The ability to discover devices and if applicable the user entity associated will be key and this is where the network and IoT platform layers will assist greatly. As devices are provisioned, the entity (user mapping to device) needs to be shared to a common repository which is dynamically updated as devices respond to heartbeat/keep alive requests from the gateway/platform. Due to the size and dynamic nature of the data, this repository will need to be distributed across the IoT ecosystem encompassing both datacenter and edge analytics. This IoT data lake can then be mined and correlated for threats and/or malicious or suspicious activity. Has there been a spike in CPU on the sensor? Has there been irregular amounts of keep alive packets? Has the device exceeded it’s baseline of data? IoT analytics is in early adoption with IBM’s Watson IoT, SAP Hana and Cisco Fog computing just some of the options from the mainstream technology vendors. In the near future, the developing field of Artificial General Intelligence applied to IoT will help to analyse and identify threats from the massive amounts of data that the IoT will generate.

2. Automation

In an ideal scenario sensors are deployed, switched on and self-provision usually by having a certificate pre-installed and “calling home” to an update server to download it’s configuration. This process is automated else we could not scale effectively. An example is a sensor which tracks telemetry for fleet vehicles in the field. As the sensor is powered on it would update it’s factory settings by collecting the VIN, license plate and unique identifier for the vehicle it’s tracking. Ideally, in the same manner as the device has automated the provisioning process, it should also then ensure the key exchange process is secure, have the ability to boot into a secure known good state and be updated over the wire with new firmware and security updates as they become available.
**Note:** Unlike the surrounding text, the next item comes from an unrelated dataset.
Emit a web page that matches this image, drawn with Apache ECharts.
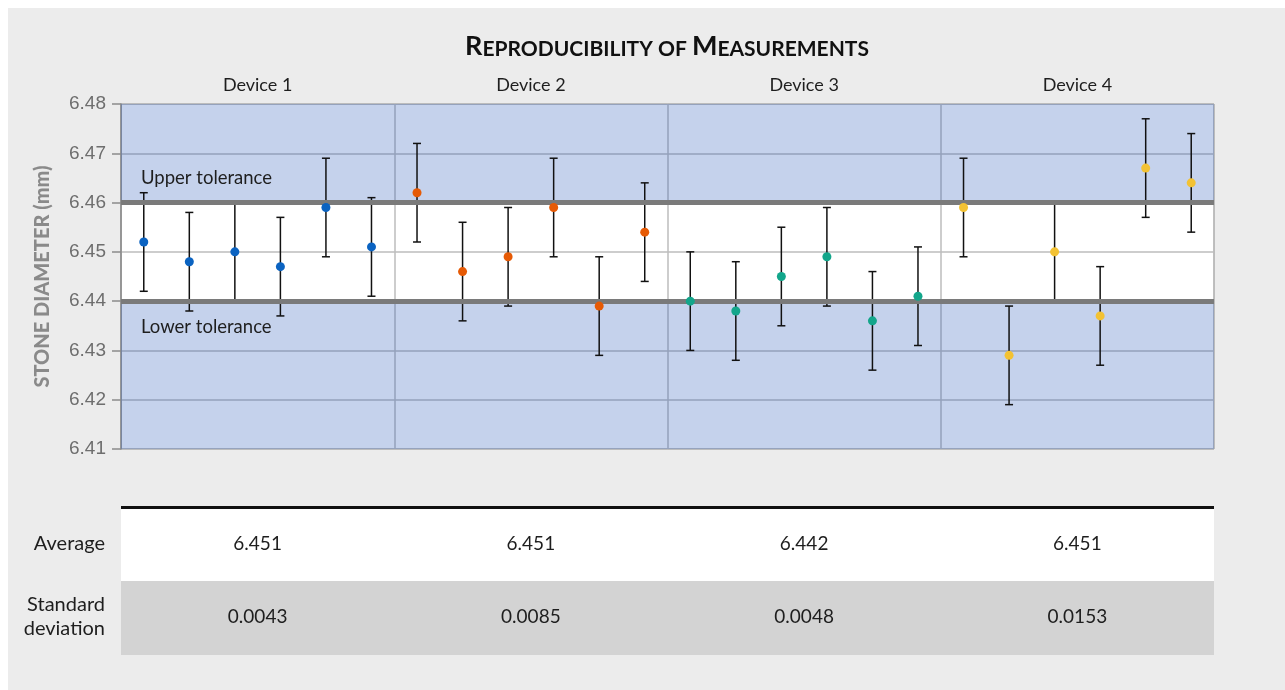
<!DOCTYPE html>
<html>
<head>
<meta charset="utf-8">
<script src="https://cdn.jsdelivr.net/npm/echarts@6/dist/echarts.min.js"></script>
<style>
  html, body { margin: 0; padding: 0; background: #ffffff; }
  #chart { position: absolute; left: 8px; top: 8px; width: 1277px; height: 682px; background: #ececec; }
</style>
</head>
<body>
<div id="chart"></div>
<script>
// ---------------- data ----------------
const devices = ['Device 1', 'Device 2', 'Device 3', 'Device 4'];
const runs = ['1', '2', '3', '4', '5', '6'];
const device1 = [6.452, 6.448, 6.450, 6.447, 6.459, 6.451];
const device2 = [6.462, 6.446, 6.449, 6.459, 6.439, 6.454];
const device3 = [6.440, 6.438, 6.445, 6.449, 6.436, 6.441];
const device4 = [6.459, 6.429, 6.450, 6.437, 6.467, 6.464];
const measurementError = 0.01;
const upperTolerance = 6.46;
const lowerTolerance = 6.44;
const yMin = 6.41, yMax = 6.48, yStep = 0.01;
const averages = ['6.451', '6.451', '6.442', '6.451'];
const stdDevs = ['0.0043', '0.0085', '0.0048', '0.0153'];
const rowLabels = ['Average', 'Standard\ndeviation'];

// ---------------- layout / style ----------------
const colors = ['#0b63c1', '#e65a05', '#13a68b', '#f3c233'];
const G = { left: 113, top: 96, width: 1093, height: 345 };
const FONT = 'Lato, "Open Sans", sans-serif';

const allSeries = [device1, device2, device3, device4];
const slots = [];
devices.forEach((d, di) => runs.forEach(r => slots.push(d + ' #' + r)));

const pointSeries = allSeries.map((vals, di) => ({
  type: 'scatter',
  name: devices[di],
  xAxisIndex: 0,
  z: 5,
  symbolSize: 9,
  itemStyle: { color: colors[di], opacity: 1 },
  data: vals.map((v, i) => [slots[di * runs.length + i], v])
}));

const errData = [];
allSeries.forEach((vals, di) => vals.forEach((v, i) => {
  errData.push([di * runs.length + i, v - measurementError, v + measurementError]);
}));

const errorSeries = {
  type: 'custom',
  xAxisIndex: 0,
  z: 4,
  silent: true,
  data: errData,
  renderItem: function (params, api) {
    const x = api.value(0);
    const lo = api.coord([x, api.value(1)]);
    const hi = api.coord([x, api.value(2)]);
    const w = 4;
    const st = { stroke: '#111', lineWidth: 1.5 };
    return {
      type: 'group',
      children: [
        { type: 'line', shape: { x1: lo[0], y1: lo[1], x2: hi[0], y2: hi[1] }, style: st },
        { type: 'line', shape: { x1: lo[0] - w, y1: lo[1], x2: lo[0] + w, y2: lo[1] }, style: st },
        { type: 'line', shape: { x1: hi[0] - w, y1: hi[1], x2: hi[0] + w, y2: hi[1] }, style: st }
      ]
    };
  }
};

const bandSeries = {
  type: 'line',
  xAxisIndex: 0,
  data: [],
  z: 2,
  silent: true,
  markArea: {
    silent: true,
    itemStyle: { color: 'rgba(40,90,185,0.27)' },
    data: [
      [{ yAxis: upperTolerance }, { yAxis: yMax }],
      [{ yAxis: yMin }, { yAxis: lowerTolerance }]
    ]
  },
  markLine: {
    silent: true,
    symbol: 'none',
    label: { show: false },
    lineStyle: { color: '#7a7a7a', width: 5, type: 'solid' },
    data: [{ yAxis: upperTolerance }, { yAxis: lowerTolerance }]
  }
};

// table geometry
const tableTop = 498;
const colW = G.width / devices.length;
const TF = '19px ' + FONT;
const tableEls = [
  { type: 'rect', shape: { x: G.left, y: tableTop, width: G.width, height: 3 }, style: { fill: '#111' } },
  { type: 'rect', shape: { x: G.left, y: tableTop + 3, width: G.width, height: 72 }, style: { fill: '#ffffff' } },
  { type: 'rect', shape: { x: G.left, y: tableTop + 75, width: G.width, height: 74 }, style: { fill: '#d3d3d3' } },
  { type: 'text', x: 97, y: tableTop + 38, style: { text: rowLabels[0], fill: '#1e1e1e', font: '20px ' + FONT, align: 'right', verticalAlign: 'middle' } },
  { type: 'text', x: 97, y: tableTop + 111, style: { text: rowLabels[1], fill: '#1e1e1e', font: '20px ' + FONT, align: 'right', verticalAlign: 'middle', lineHeight: 24 } }
];
devices.forEach((d, i) => {
  const cx = G.left + colW * (i + 0.5);
  tableEls.push({ type: 'text', x: cx, y: tableTop + 38, style: { text: averages[i], fill: '#1e1e1e', font: TF, align: 'center', verticalAlign: 'middle' } });
  tableEls.push({ type: 'text', x: cx, y: tableTop + 111, style: { text: stdDevs[i], fill: '#1e1e1e', font: TF, align: 'center', verticalAlign: 'middle' } });
});

const chart = echarts.init(document.getElementById('chart'));
chart.setOption({
  backgroundColor: '#ececec',
  animation: false,
  grid: {
    left: G.left, top: G.top, width: G.width, height: G.height,
    show: true, backgroundColor: '#ffffff', borderColor: '#8a8a8a', borderWidth: 1
  },
  xAxis: [
    {
      type: 'category', data: slots, position: 'bottom', show: false, boundaryGap: true
    },
    {
      type: 'category', data: devices, position: 'top', boundaryGap: true,
      axisLine: { show: false }, axisTick: { show: false },
      axisLabel: { color: '#1e1e1e', fontSize: 18, fontFamily: FONT, margin: 10 },
      splitLine: { show: true, interval: 0, lineStyle: { color: '#bcbcbc', width: 1.5 } }
    }
  ],
  yAxis: {
    type: 'value', min: yMin, max: yMax, interval: yStep,
    name: 'STONE DIAMETER (mm)', nameLocation: 'middle', nameGap: 68,
    nameTextStyle: { color: '#8a8a8a', fontSize: 20, fontWeight: 900, fontFamily: FONT },
    axisLine: { show: true, lineStyle: { color: '#8a8a8a', width: 1.5 } },
    axisTick: { show: true, length: 9, lineStyle: { color: '#8a8a8a', width: 1.5 } },
    axisLabel: {
      color: '#6e6e6e', fontSize: 19, fontFamily: '"Liberation Sans", Arial, sans-serif', margin: 15,
      formatter: v => v.toFixed(2)
    },
    splitLine: { show: true, lineStyle: { color: '#bcbcbc', width: 1.5 } }
  },
  series: [bandSeries, errorSeries].concat(pointSeries),
  graphic: [
    {
      type: 'text', x: 659, y: 37,
      style: {
        text: '{b|R}{s|EPRODUCIBILITY OF }{b|M}{s|EASUREMENTS}',
        align: 'center', verticalAlign: 'middle',
        rich: {
          b: { fontSize: 27, fontWeight: 'bold', fontFamily: FONT, fill: '#111', verticalAlign: 'bottom', lineHeight: 30 },
          s: { fontSize: 21, fontWeight: 'bold', fontFamily: FONT, fill: '#111', verticalAlign: 'bottom', lineHeight: 30 }
        }
      }
    },
    { type: 'text', x: 133, y: 170, z: 10, style: { text: 'Upper tolerance', fill: '#1e1e1e', font: '18.5px ' + FONT, align: 'left', verticalAlign: 'middle' } },
    { type: 'text', x: 133, y: 319, z: 10, style: { text: 'Lower tolerance', fill: '#1e1e1e', font: '18.5px ' + FONT, align: 'left', verticalAlign: 'middle' } }
  ].concat(tableEls)
});
</script>
</body>
</html>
We can build upon this scenario by building whitelisting capability into the sensor. During boot phase it checks it’s known good state against a defined whitelist of processes it can execute and if there is suspicious activity have the ability to fail gracefully and reset itself to a known good state. If our analytics platform detects anomalous or suspicious activity then the device is quarantined into an unroutable VLAN or a dynamic ACL pushed to the gateway the device is connected to. Other options could be traffic from the device(s) routed differently through the network to another inspection device where machine based learning or sandboxing technology is implemented. Unfortunately what I’ve just described is mere hypothesis at this stage of IoT maturity. The emerging field of Blockchain within IoT is a promising development to deliver a de-centralised and resilient IoT ecosystem.

3. Orchestration

If Visibility and Automation are the two key pillars of a secure IoT ecosystem then Orchestration is the glue that holds it together. If we explore best practice in terms of a device being provisioned into an IoT ecosystem;

• Provisioning & authentication

• Configuration & control

• Monitoring & analytics

• Firmware & security updates

Overlaying a secure architecture over this best practice approach;

Figure 1 - Proposed security architecture, Cisco Systems

We can quickly ascertain that in a secure ecosystem there are a lot of moving parts from secure provisioning and authentication through to post installation firmware and security updates. The only effective means to ensure coherence in this secure IoT ecosystem is having the capability to orchestrate components in an automated fashion. Using the example in Automation, Orchestration enables the device to self-provision, self-authenticate and ensure it has a known good state when it connects. From the edge network (Fog network) orchestration enables the device to be assigned the relevant resources in the data centre/cloud layer and also revokes this if suspicious or anomalous activity is detected by the analytics platform. This revocation can be in the form of certificate or network access using Network Access Control. Organisations who have the ability to orchestrate these functions also maintain Visibility into their IoT ecosystem and are able to automate security at scale.

Conclusion

VAO (Visibility, Automation and Orchestration) are three crucial capabilities organisations need to develop to ensure secure practices within the IoT ecosystem. These capabilities are largely people and process focused with technology as an enabler. VAO does not operate in isolation either and is only effective as part of a holistic, architecture based approach to security in the IoT ecosystem.